Del nuovo leader cinese la prima cosa che gli americani vogliono scoprire è lo stile. Molto diverso da Hu Jintao: se l’attuale presidente sembra una statua di cera del museo Tussaud, il suo vice è più rilassato, parla a braccio, improvvisa, ha senso dell’humour. Un’arma a doppio taglio, però, perché Xi è capace di battute fulminanti come quella che fece nel 2009 in Messico per rispondere alle critiche americane: «Primo, la Cina non esporta più rivoluzioni. Secondo, non esporta carestia né miseria. Terzo, non esporta guerre. Si può sapere cosa volete di più?». La sicurezza gli viene dalle origini “aristocratiche”, nel senso che Xi è un rampollo della nomenclatura maoista, abituato a frequentare i palazzi del potere dall’infanzia. Perciò la Casa Bianca non si fa illusioni. È improbabile, se non impossibile, che questa visita di Xi sia l’occasione per qualche disgelo sui dossier bilaterali più scottanti: la sottovalutazione dello yuan, il nucleare iraniano, i massacri di Assad in Siria, le proteste dei tibetani contro l’oppressione cinese. Sui diritti umani la delegazione cinese è talmente suscettibile, che ha negoziato in anticipo con la Casa Bianca perfino l’itinerario dei percorsi che Xi farà  in automobile dagli aeroporti alle sedi degli incontri ufficiali: meglio evitare i tragitti troppo lunghi che offrono più opportunità  a chi vuole organizzare manifestazione di protesta. Da Pechino hanno fatto sapere del resto che non staranno sulla difensiva: questa visita ha per obiettivo di appianare un “deficit di fiducia”, creato secondo i cinesi dalle ultime decisioni di Obama che rafforzano il dispositivo militare Usa nel Pacifico.

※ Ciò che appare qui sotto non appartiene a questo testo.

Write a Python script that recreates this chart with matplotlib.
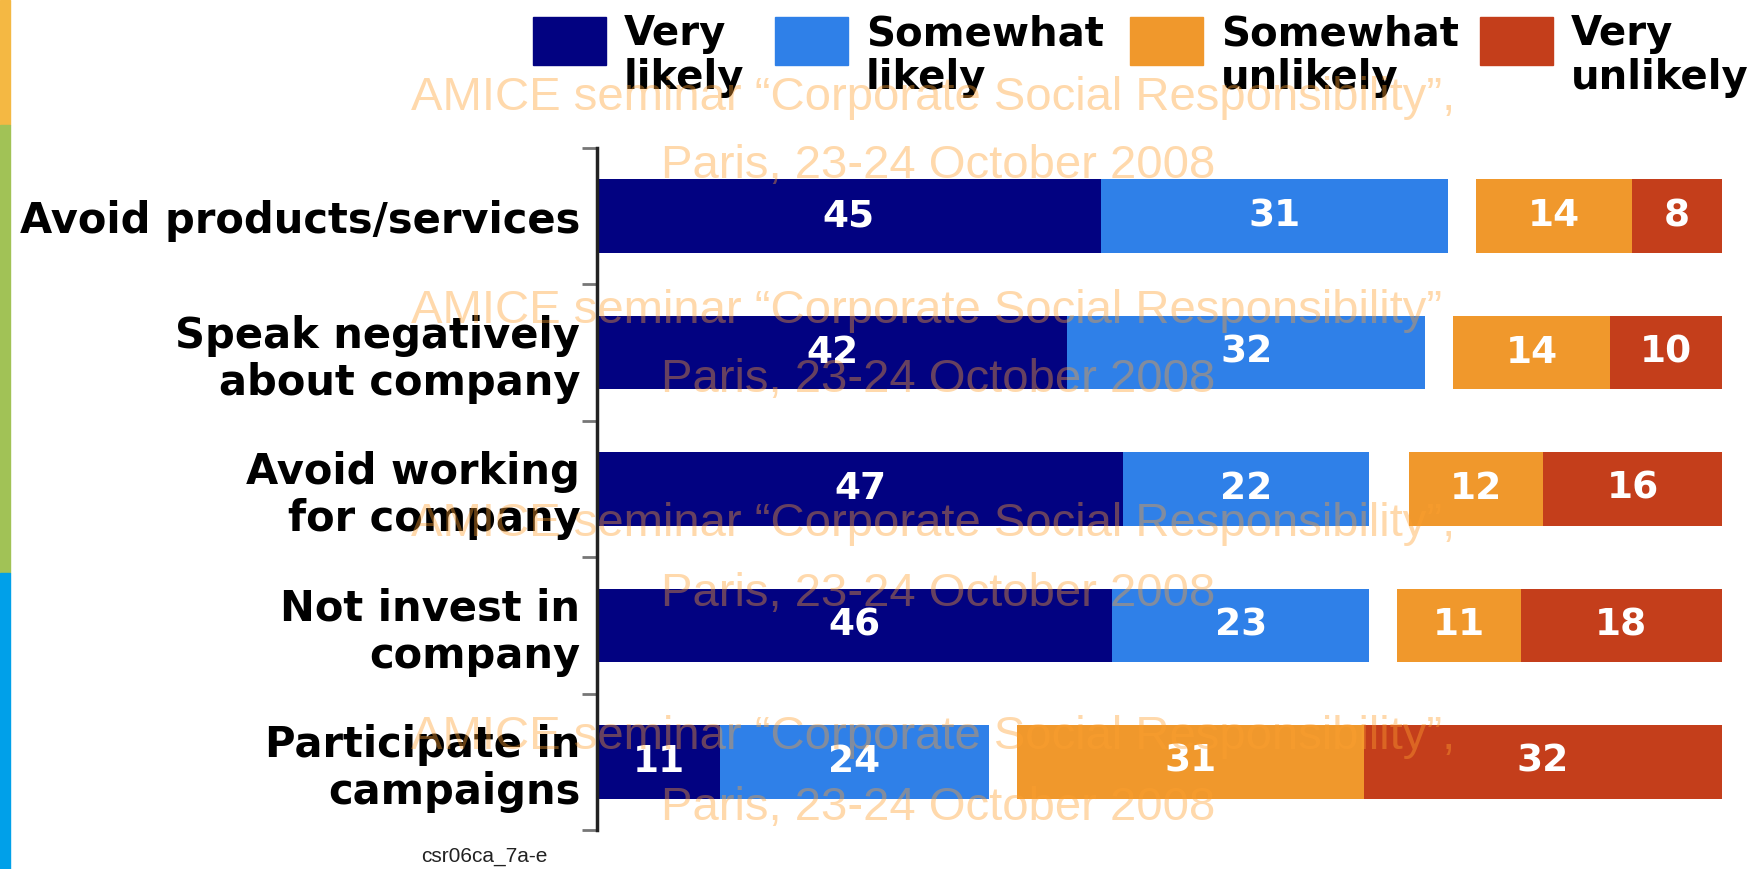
import numpy as np
import matplotlib
matplotlib.use('Agg')
import matplotlib.pyplot as plt
from matplotlib.patches import Rectangle

categories = ['Avoid products/services', 'Speak negatively\nabout company',
              'Avoid working\nfor company', 'Not invest in\ncompany',
              'Participate in\ncampaigns']
very_likely = [45, 42, 47, 46, 11]
somewhat_likely = [31, 32, 22, 23, 24]
somewhat_unlikely = [14, 14, 12, 11, 31]
very_unlikely = [8, 10, 16, 18, 32]
legend_labels = ['Very\nlikely', 'Somewhat\nlikely', 'Somewhat\nunlikely', 'Very\nunlikely']
colors = ['#020281', '#2F80E8', '#F0982C', '#C43E1B']
right_end = 100.5  # the "unlikely" block is right-aligned to this value

W, H = 1753, 869
fig = plt.figure(figsize=(W / 100, H / 100), dpi=100)
ax = fig.add_axes([597 / W, 1 - 830 / H, (1722 - 597) / W, (830 - 148) / H])

y = np.arange(len(categories))
vl, sl = np.array(very_likely), np.array(somewhat_likely)
su, vu = np.array(somewhat_unlikely), np.array(very_unlikely)
unl_start = right_end - su - vu
segments = [(np.zeros(len(y)), vl), (vl, sl), (unl_start, su), (unl_start + su, vu)]
for (left, width), c in zip(segments, colors):
    bars = ax.barh(y, width, left=left, height=0.54, color=c, edgecolor='none')
    ax.bar_label(bars, labels=[str(v) for v in width], label_type='center',
                 color='white', fontsize=27, fontweight='bold')

ax.set_xlim(0, right_end)
ax.set_ylim(len(y) - 0.5, -0.5)
ax.set_xticks([])
for s in ['top', 'right', 'bottom']:
    ax.spines[s].set_visible(False)
ax.spines['left'].set_color('#222222')
ax.spines['left'].set_linewidth(2.5)
ax.set_yticks(y, categories)
ax.set_yticks(np.arange(-0.5, len(y)), minor=True)
ax.tick_params(axis='y', which='major', length=0, pad=12, labelsize=30)
ax.tick_params(axis='y', which='minor', length=11, width=2, color='#777777')
for lab in ax.get_yticklabels():
    lab.set_fontweight('bold')
    lab.set_linespacing(1.15)

# legend drawn by hand so the keys line up with the first text line
key_x = [533, 775, 1130, 1480]
for kx, c, lab in zip(key_x, colors, legend_labels):
    fig.add_artist(Rectangle((kx / W, 1 - 65 / H), 73 / W, 48 / H,
                             transform=fig.transFigure, color=c))
    fig.text((kx + 91) / W, 1 - 14 / H, lab, fontsize=29, fontweight='bold',
             va='top', ha='left', linespacing=1.13)

# coloured strip on the left edge
for y0, y1, c in [(0, 125, '#F4B843'), (125, 573, '#A1C256'), (573, 869, '#00A0E9')]:
    fig.add_artist(Rectangle((0, 1 - y1 / H), 10 / W, (y1 - y0) / H,
                             transform=fig.transFigure, color=c))

# watermark
wm1 = ['AMICE seminar \u201cCorporate Social Responsibility\u201d,',
       'AMICE seminar \u201cCorporate Social Responsibility\u201d',
       'AMICE seminar \u201cCorporate Social Responsibility\u201d,',
       'AMICE seminar \u201cCorporate Social Responsibility\u201d,']
wm2 = 'Paris, 23-24 October 2008'
for i, t in enumerate(wm1):
    fig.text(411 / W, 1 - (110 + 213 * i) / H, t, family='Liberation Sans',
             fontsize=34, color='#FFA030', alpha=0.4, va='baseline')
    fig.text(661 / W, 1 - (178 + 214 * i) / H, wm2, family='Liberation Sans',
             fontsize=34, color='#FFA030', alpha=0.4, va='baseline')

fig.text(484 / W, 1 - 857 / H, 'csr06ca_7a-e', family='Liberation Sans',
         fontsize=15, color='#222222', ha='center', va='center')

fig.savefig('out.png', dpi=100)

In primo piano però restano le questioni economiche, che oggi il vicepresidente cinese affronterà  sia nell’incontro con Obama, sia con i leader del Congresso. In campagna elettorale, democratici e repubblicani non sono inclini alle gentilezze, ciascuno deve dimostrare ai propri elettori di essere grintoso nella difesa degli interessi nazionali. 
La Casa Bianca come sempre è il luogo dove si concentra il maggiore realismo: Obama e il suo segretario al Tesoro Tim Geithner sanno quanto siano preziosi i capitali della banca centrale cinese per assorbire le emissioni di Treasury Bond. Del resto gli investimenti cinesi non si limitano più soltanto a finanziare il debito pubblico dello Zio Sam. Sempre di più, le multinazionali venute da Pechino Shanghai e Shenzhen fanno investimenti industriali, aprono fabbriche, assumono operai americani: per esempio nel Michigan dove hanno contribuito anche loro alla rinascita dell’industria dell’auto. Deputati e senatori saranno i più ostili nei loro scambi con Xi, rinfacciandogli più aspramente di Obama una politica del cambio che è considerata sleale. La questione della svalutazione competitiva però non si pone in termini così acuti come qualche anno fa. Dal 2005 lo yuan si è rivalutato del 31% sul dollaro, e il suo apprezzamento è ancora superiore se si tiene conto dell’inflazione salariale in atto in Cina. 
Xi ha avuto l’abilità  di pianificare un itinerario tanto lungo quanto diversificato. Dopo due giorni a Washington andrà  nell’Iowa, per concludere il suo lungo viaggio il 17 in California. La dislocazione geografica è importante. Nell’Iowa farà  un tuffo nel passato. Ci andò quasi 30 anni fa, da giovane dirigente, fu ospite di una famiglia di agricoltori e dormì nella stanza del figlio teenager. «Era piena di manifesti di Star Trek», ricorda Xi. Ma l’Iowa è anche il centro della lobby agricola che venera la Cina: il principale mercato per soya e granturco americano. In California troverà  quelle multinazionali hi-tech che denunciano contraffazione e pirateria, ma che grazie alle delocalizzazioni in Asia hanno mantenuto margini di profitto eccezionali. Un percorso ideale per ricordare agli americani quanto i rapporti tra i due giganti siano complicati e interdipendenti.